We tend to shine light on all things good. We pay attention to the successful founders and their rising star company. We look at crushing sales numbers or sustainability stats. We praise, worship and aspire to be something like these one of a kind entrepreneurs.
But what about the journey? And what about the process? And has anyone asked “these entrepreneurs” now about their bad days because I am sure they still come just as often as the good.
Whether you are on an entrepreneurial journey or not, we are all in process. And we need to acknowledge that.
This week was ugly. It was hard. There were moments that were unbearable. And guess what? It spilt over and my team got to see all of it.

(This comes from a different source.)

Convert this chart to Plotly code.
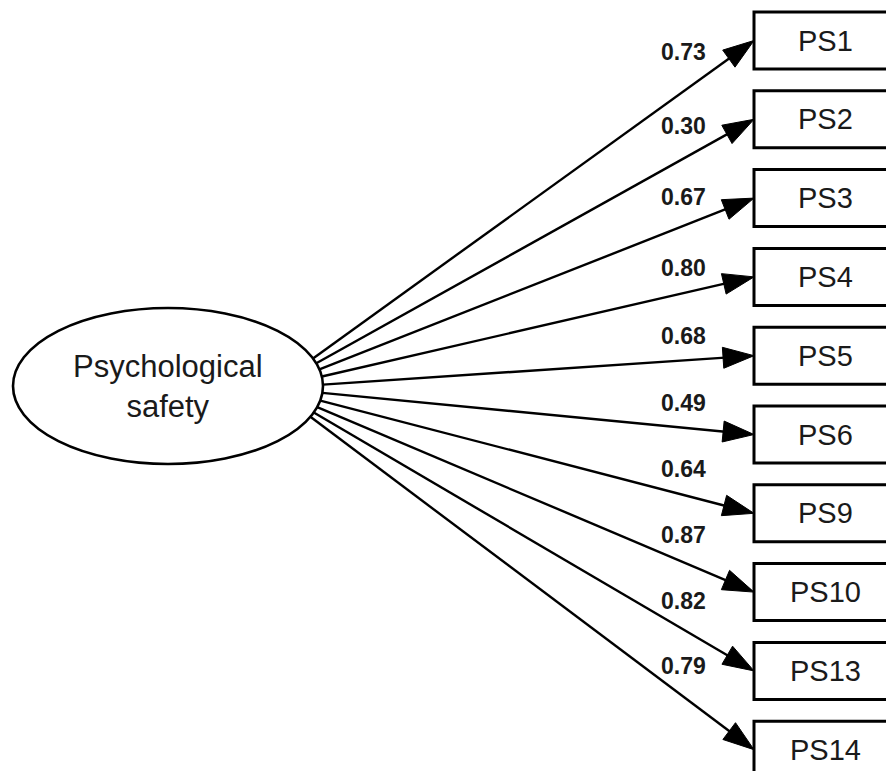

This week was not filled with my best moments, but it was real and raw. When you wake up every day pursuing something your passionate about, you fight. When you know you have 63 artisans and their families you are caring for, you fight.
When you dream of being sustainable and being a top ethical supplier in Kenya, you fight.
Some days, the ugly days, you are crawling through mud, but you keep trekking forward because you know that one day you will be standing with ease again.
It takes grit. It takes courage. It takes moxie.
This week was the first time in a very long time that I did not want to face my team. I let fear creep in and cripple my soul and I had felt as if I had failed them and their families.
This week was the definition of ugly and I let every lie manifest inside me.
And then I remembered who I was, and everything changed. I remembered my why, I remembered that vulnerability displays strength and I started to crawl. I slowly ripped the lies away one by one and I began to pick myself up.
This journey is hard. Even on the good days it is hard. I have talked to many founders, CEO’s and freelancers and they all have moments where they wish they could step away and have an 8-5 job. Crazy, huh?
You build something beautiful and in the building process it takes time, diligent effort and perseverance. It is in those hard and ugly days that we wish for normalcy, but what’s normal really?
So, until I completely get off on another tangent and post all together, I just have one thing to ask of you.
Be gentle to everyone especially anyone in your life who you would categorize an entrepreneur. It might seem all peachy, but it’s hard mentally, physically, financially and spiritually.
This post is dedicated to all of those hustlers. Know you are not alone. And remember to give yourself grace, love and keep trekking. You got this.